Runaway house price growth will need to be tempered with a tighter regulatory framework or risk tipping the market into overdrive, economists warn.
While house prices and jobs recover, economists now expect an extension to the RBA’s quantitative easing program, albeit with some “tweaks” if house prices take off, with a reintroduction of regulations to limit bank loans for the purpose of investing in housing.
The signs already look good for a strong price rally in 2021 after the east coast-dominated residential market finished 2020 strongly, with more buyers entering the market as listings remained low.
Prices across the country’s eight capital cities are now up 1.8 per cent in aggregate from the start of the year, led by Adelaide (5.6 per cent), Brisbane (3.2 per cent) and Sydney (2.5 per cent).
The turnaround has seen ANZ scrap its “pessimistic” forecast for a 10 per cent decline in prices across 2021 while Westpac chief economist Bill Evans also expects dwelling prices to rise by around 5 per cent in 2021.qua
UBS economists, which in November warned that economic forecasts have become “less reliable” due to the extraordinary circumstances of the pandemic, said a key part their new assessment on the outlook for house prices was due to the uptick in new home building and the rapid recovery in jobs.
“We expect house prices to rise by 5-10 per cent year on year, but now see risk of 10 per cent plus, particularly given the planned repeal of responsible lending,” UBS analysts George Tharenou and Jim Xu said.
“The RBA governor downplayed house prices and the need for macroprudential tightening.
“Hence, we think it is more likely the RBA will wait for the government stimulus measures to expire.”
The government’s plan to scrap the responsible lending law for banks—which was introduced by Labor in 2009 following the global financial crisis, still faces an uphill battle in the senate.
Powering the housing market has been the HomeBuilder scheme with more than 75,000 applications for the $25,000 grant—35,000 of which were lodged in December alone—well above Treasury's initial forecast of 27,000.
There has also been an increase in appetite for new borrowing, with lending for housing construction 75 per cent higher in December than July as the pandemic took hold.

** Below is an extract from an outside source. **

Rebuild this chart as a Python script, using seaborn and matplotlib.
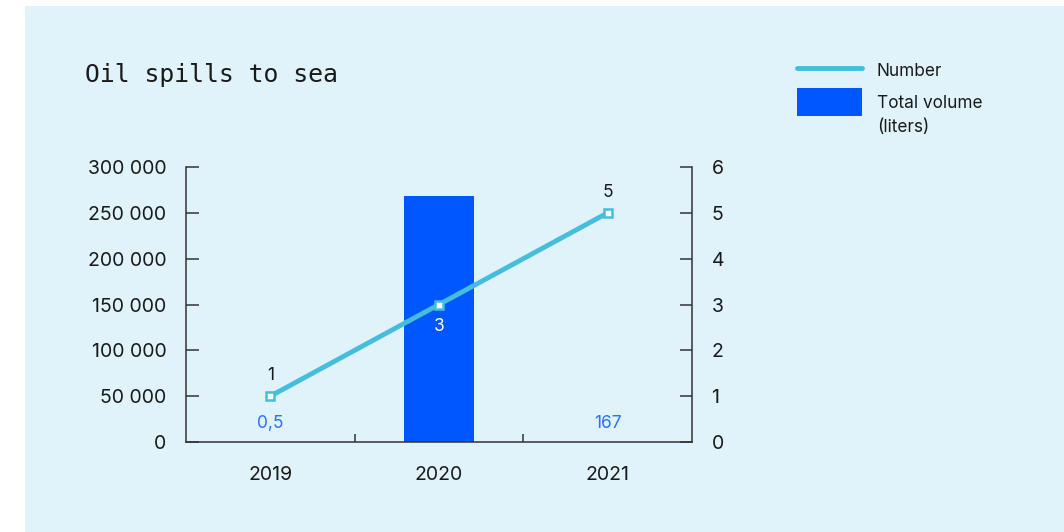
import matplotlib
matplotlib.use("Agg")
import matplotlib.pyplot as plt
from matplotlib.lines import Line2D
from matplotlib.patches import Rectangle
from matplotlib.ticker import FuncFormatter
import numpy as np
import pandas as pd
import seaborn as sns

# Data
years = ["2019", "2020", "2021"]
volume_liters = [0.5, 268000, 167]
spill_count = [1, 3, 5]
volume_labels = ["0,5", None, "167"]

left_ticks = [0, 50000, 100000, 150000, 200000, 250000, 300000]
right_ticks = [0, 1, 2, 3, 4, 5, 6]

BG = "#E0F3FA"
BAR = "#0057FF"
LINE = "#45BDDC"
INK = "#1A1A1A"
LABEL_BLUE = "#2B70FF"

sns.set_theme(style="white")
plt.rcParams["font.family"] = ["Inter", "DejaVu Sans"]

W, H = 1064, 532
fig = plt.figure(figsize=(W / 100, H / 100), dpi=100)
fig.patch.set_facecolor("white")

def fx(px):
    return px / W

def fy(py):
    return 1 - py / H

# light panel behind the chart
fig.add_artist(Rectangle((fx(25), 0), 1 - fx(25), fy(6), transform=fig.transFigure,
                         facecolor=BG, edgecolor="none", zorder=0))

ax = fig.add_axes([fx(186), fy(442), fx(692) - fx(186), fy(167) - fy(442)])
ax.set_facecolor("none")
df = pd.DataFrame({"year": years, "volume": volume_liters, "count": spill_count})

sns.barplot(data=df, x="year", y="volume", ax=ax, color=BAR, width=0.42,
            saturation=1, edgecolor="none", zorder=2)
ax.set_xlim(-0.5, 2.5)
ax.set_ylim(0, 300000)
ax.set_yticks(left_ticks)
ax.yaxis.set_major_formatter(FuncFormatter(lambda v, _: f"{int(v):,}".replace(",", " ")))
ax.set_xticks([0, 1, 2])
ax.set_xticklabels(years)
ax.set_xlabel("")
ax.set_ylabel("")

# minor ticks mark the category boundaries
ax.set_xticks([0.5, 1.5], minor=True)

ax2 = ax.twinx()
ax2.set_facecolor("none")
xpos = np.arange(len(years))
sns.lineplot(x=xpos, y=spill_count, ax=ax2, color=LINE, linewidth=3.5,
             marker="s", markersize=5.2, markerfacecolor="white",
             markeredgecolor=LINE, markeredgewidth=1.8, zorder=3)
ax2.set_ylim(0, 6)
ax2.set_yticks(right_ticks)
ax2.set_xlim(-0.5, 2.5)
ax2.set_ylabel("")

for a in (ax, ax2):
    a.spines["top"].set_visible(False)
    for side in ("left", "right", "bottom"):
        a.spines[side].set_color("#333333")
        a.spines[side].set_linewidth(1.1)

ax.spines["right"].set_visible(False)
ax2.spines["left"].set_visible(False)
ax2.spines["bottom"].set_visible(False)

ax.tick_params(axis="y", direction="in", length=9, width=1.1, color="#333333",
               labelsize=14, labelcolor=INK, pad=14, left=True)
ax.tick_params(axis="x", which="major", length=0, labelsize=14, labelcolor=INK, pad=17)
ax.tick_params(axis="x", which="minor", direction="in", length=6, width=1.1, color="#333333",
               bottom=True)
ax2.tick_params(axis="y", direction="in", length=9, width=1.1, color="#333333",
                labelsize=14, labelcolor=INK, pad=14, right=True)

# point labels for the count series
for i, c in enumerate(spill_count):
    if i == 1:
        ax2.annotate(str(c), (xpos[i], c), xytext=(0, -16), textcoords="offset points",
                     ha="center", va="center", color="white", fontsize=12.5, zorder=5)
    else:
        ax2.annotate(str(c), (xpos[i], c), xytext=(0, 15), textcoords="offset points",
                     ha="center", va="center", color=INK, fontsize=12.5, zorder=5)

# volume labels for the small bars
for i, lab in enumerate(volume_labels):
    if lab is not None:
        ax.annotate(lab, (i, volume_liters[i]), xytext=(0, 13), textcoords="offset points",
                    ha="center", va="center", color=LABEL_BLUE, fontsize=12.5, zorder=5)

# title
fig.text(fx(85), fy(75), "Oil spills to sea", fontsize=17.8, family="DejaVu Sans Mono",
         color=INK, ha="left", va="center")

# legend
fig.add_artist(Line2D([fx(797), fx(862)], [fy(68), fy(68)], transform=fig.transFigure,
                      color=LINE, linewidth=3.5))
fig.add_artist(Rectangle((fx(797), fy(116)), fx(862) - fx(797), fy(88) - fy(116),
                         transform=fig.transFigure, facecolor=BAR, edgecolor="none"))
fig.text(fx(877), fy(72), "Number", fontsize=12.4, color=INK, ha="left", va="center")
fig.text(fx(877), fy(104), "Total volume", fontsize=12.4, color=INK, ha="left", va="center")
fig.text(fx(877), fy(127), "(liters)", fontsize=12.4, color=INK, ha="left", va="center")

fig.savefig("out.png", dpi=100, facecolor=fig.get_facecolor())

“We expect more applications for the (tapered) $15k grant, which expires in March,” Tharenou and Xu said.
“Given commencement must occur within six months of contract signing, this will lead to a surge in (mainly detached) construction.
“This would mean a material upgrade to dwelling commencements for 2020 to 181,000, up from 172,000, and to 230,000 for 2021, up from 185,000 to sit around the levels of the ‘boom years’ between 2015 and 2018.”
As this stronger outlook filters through, the Reserve Bank may consider holding off any extension to quantitative easing.
“The materially stronger than expected economy raises the risk that the RBA does not announce the extension of its QE and YCC (yield curve control) programs as we expect, especially if the surge in activity is accompanied by a sharper decline in unemployment,” Tharenou and Xu said.
While stronger housing is continuing to support the labour market, UBS economists noted that the unemployment rate will likely remain above NAIRU (closer to 4.5 per cent), and CPI should remain below target.
They also warned that a potentially oversupply could see rents potentially decline further as first home buyers move out of rentals into newly completed homes over the next year or so, unless migration rebounds strongly.
Consumer sentiment also retraced by 4.5 per cent month on month in January following a 4.1 per cent surge to decade highs and remains consistent with strong consumption.
Sentiment is still up 14.6 per cent year on year and 41.5 per cent above April’s Covid trough while unemployment expectations, up 12 per cent month on month, remain at their lowest level in a decade.